Sensory participation is not excluded – how could it be if the whole person is to be presented to God? When the people of God worship there are bodily postures of standing and kneeling and prostration in prayer. Sacred dances and antiphonal singing express community solidarity. Dress and liturgy develop dramatic energies. Solemn silence sensitizes ears to listen. But as rich and varied as the sensory life is, it is always defined and ordered by the word of God. Nothing is done simply for the sake of the sensory experience involved – which eliminates all propagandistic and emotional manipulation.
A frequently used phrase in North American culture that is symptomatic of Baalistic tendencies in worship is “let’s have a worship experience.” It is the Baalistic perversion of “let us worship God.” It is the difference between cultivating something that makes sense to an individual, and acting in response to what makes sense to God. In a “worship experience”, a person sees something that excites him or her and goes about putting spiritual wrappings around it. A person experiences something in the realm of dependency, anxiety, love, loss, or joy and a connection is made with the ultimate. Worship becomes a movement from what I see or experience or hear, to prayer or celebration or discussion in a religious setting. Individual feelings trump the word of God.

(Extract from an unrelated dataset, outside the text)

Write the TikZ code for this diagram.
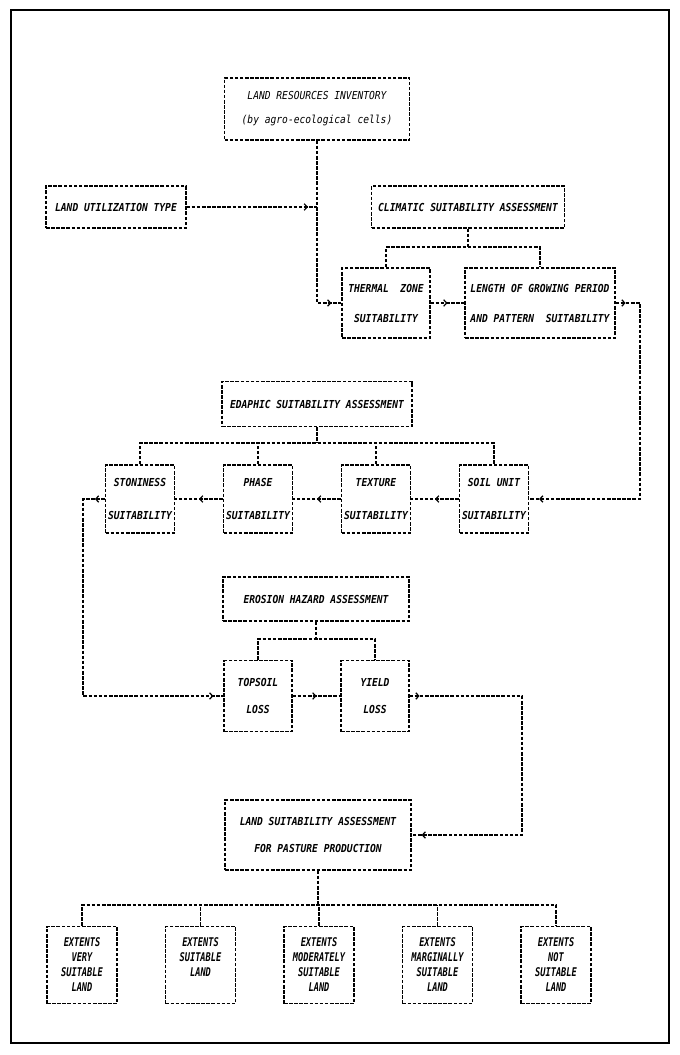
\documentclass[tikz,border=0pt]{standalone}
\usepackage{fontspec}
\newfontfamily\dmfont[FakeStretch=0.875]{DejaVu Sans Mono}
\newfontfamily\dmnarrow[FakeStretch=0.72]{DejaVu Sans Mono}
\usetikzlibrary{arrows.meta,decorations.markings}
\begin{document}
\begin{tikzpicture}[x=1pt,y=-1pt,
  dsh/.style={line width=1.2pt,dash pattern=on 3.6pt off 1.5pt},
  conn/.style={draw,dsh},
  box/.style={draw,dsh,inner sep=0pt,align=center,font=\dmfont\bfseries\itshape\fontsize{11}{#1}\selectfont},
  lbox/.style={draw,dsh,inner sep=0pt,align=center,font=\dmfont\itshape\fontsize{11}{#1}\selectfont},
  ebox/.style={draw,dsh,inner sep=0pt,align=center,minimum width=70pt,minimum height=77pt,font=\dmnarrow\bfseries\itshape\fontsize{12}{15}\selectfont},
  tipat/.style={postaction={decorate,decoration={markings,mark=at position #1 with {\arrow{Straight Barb[length=3pt,width=6.5pt]}}}}}
]
\useasboundingbox (0,0) rectangle (680,1055);
\draw[line width=1.6pt] (11,10) rectangle (669,1043);

% top part
\node[lbox=24,minimum width=185pt,minimum height=62pt] (lri) at (317,109) {LAND RESOURCES INVENTORY\\(by agro-ecological cells)};
\node[box=14,minimum width=140pt,minimum height=42pt] (lut) at (116,207) {LAND UTILIZATION TYPE};
\node[box=14,minimum width=193pt,minimum height=42pt] (clim) at (468,207) {CLIMATIC SUITABILITY ASSESSMENT};
\node[box=30,minimum width=88pt,minimum height=70pt] (therm) at (386,303) {THERMAL\ \ ZONE\\SUITABILITY};
\node[box=30,minimum width=150pt,minimum height=70pt] (lgp) at (540,303) {LENGTH OF GROWING PERIOD\\AND PATTERN\ \ SUITABILITY};

% edaphic part
\node[box=14,minimum width=190pt,minimum height=45pt] (eda) at (317,404) {EDAPHIC SUITABILITY ASSESSMENT};
\node[box=33,minimum width=69pt,minimum height=68pt] (ston) at (140,499) {STONINESS\\SUITABILITY};
\node[box=33,minimum width=69pt,minimum height=68pt] (phase) at (258,499) {PHASE\\SUITABILITY};
\node[box=33,minimum width=69pt,minimum height=68pt] (tex) at (376,499) {TEXTURE\\SUITABILITY};
\node[box=33,minimum width=69pt,minimum height=68pt] (soil) at (494,499) {SOIL UNIT\\SUITABILITY};

% erosion part
\node[box=14,minimum width=186pt,minimum height=44pt] (ero) at (316,599) {EROSION HAZARD ASSESSMENT};
\node[box=27,minimum width=68pt,minimum height=71pt] (top) at (258,696) {TOPSOIL\\LOSS};
\node[box=27,minimum width=68pt,minimum height=71pt] (yield) at (375,696) {YIELD\\LOSS};

% final part
\node[box=27,minimum width=186pt,minimum height=70pt] (lsa) at (318,835) {LAND SUITABILITY ASSESSMENT\\FOR PASTURE PRODUCTION};
\node[ebox] (e1) at (82,965) {EXTENTS\\VERY\\SUITABLE\\LAND};
\node[ebox] (e2) at (200.5,965) {EXTENTS\\SUITABLE\\LAND\\\mbox{}};
\node[ebox] (e3) at (319,965) {EXTENTS\\MODERATELY\\SUITABLE\\LAND};
\node[ebox] (e4) at (437.5,965) {EXTENTS\\MARGINALLY\\SUITABLE\\LAND};
\node[ebox] (e5) at (556,965) {EXTENTS\\NOT\\SUITABLE\\LAND};

% coordinates
\coordinate (b1) at (468,247);
\coordinate (r1) at (640,303);
\coordinate (b2) at (317,443);
\coordinate (l1) at (83,499);
\coordinate (b3) at (317,639);
\coordinate (r2) at (522,696);
\coordinate (b4) at (319,905);

% connectors top
\draw[conn,tipat=-9pt] (lut.east) -- (lut.east -| lri.south);
\draw[conn,tipat=-10pt] (lri.south) |- (therm.west);
\draw[conn] (clim.south) -- (clim.south |- b1);
\draw[conn] (therm.north) |- (b1) -| (lgp.north);
\draw[conn,tipat=0.5] (therm.east) -- (lgp.west);
\draw[conn,tipat=10pt,tipat=-10pt] (lgp.east) -- (lgp.east -| r1) |- (soil.east);

% connectors edaphic
\draw[conn] (eda.south) -- (eda.south |- b2);
\draw[conn] (ston.north) |- (b2) -| (soil.north);
\draw[conn] (phase.north) -- (phase.north |- b2);
\draw[conn] (tex.north) -- (tex.north |- b2);
\draw[conn,tipat=0.5] (soil.west) -- (tex.east);
\draw[conn,tipat=0.5] (tex.west) -- (phase.east);
\draw[conn,tipat=0.5] (phase.west) -- (ston.east);
\draw[conn,tipat=10pt,tipat=-10pt] (ston.west) -- (l1) |- (top.west);

% connectors erosion
\draw[conn] (ero.south) -- (ero.south |- b3);
\draw[conn] (top.north) |- (b3) -| (yield.north);
\draw[conn,tipat=0.5] (top.east) -- (yield.west);
\draw[conn,tipat=10pt,tipat=-10pt] (yield.east) -- (r2) |- (lsa.east);

% connectors final
\draw[conn] (lsa.south) -- (lsa.south |- b4);
\draw[conn] (e1.north) |- (b4) -| (e5.north);
\draw[conn] (e2.north) -- (e2.north |- b4);
\draw[conn] (e3.north) -- (e3.north |- b4);
\draw[conn] (e4.north) -- (e4.north |- b4);
\end{tikzpicture}
\end{document}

Biblically formed people of God do not use the term “worship” as a description of experience, such as “I can have a worship experience with God on the golf course.” What that means is, “I can have religious feelings reminding me of good things, awesome things, beautiful things nearly any place.” Which is true enough. The only thing wrong with the statement is its ignorance, thinking that such experience makes up what the Christian church calls worship.
The biblical usage is very different. It talks of worship as a response to God’s word in the context of the community of God’s people. Worship in the biblical sources and in liturgical history is not something a person experiences, it is something we do, regardless of how we feel about it, or whether we feel anything about it at all. The experience develops out of the worship, not the other way around. Isaiah saw, heard, and felt on the day he received his prophetic call while at worship in the temple – but he didn’t go there in order to have a “seraphim experience”.
At the Mount Carmel Yahweh altar things are very different. Elijah prays briefly. The fire falls. The altar call brings “all the people” to their knees. They make their decision: “Yahweh, he is God; Yahweh, he is God.” And then the rain comes.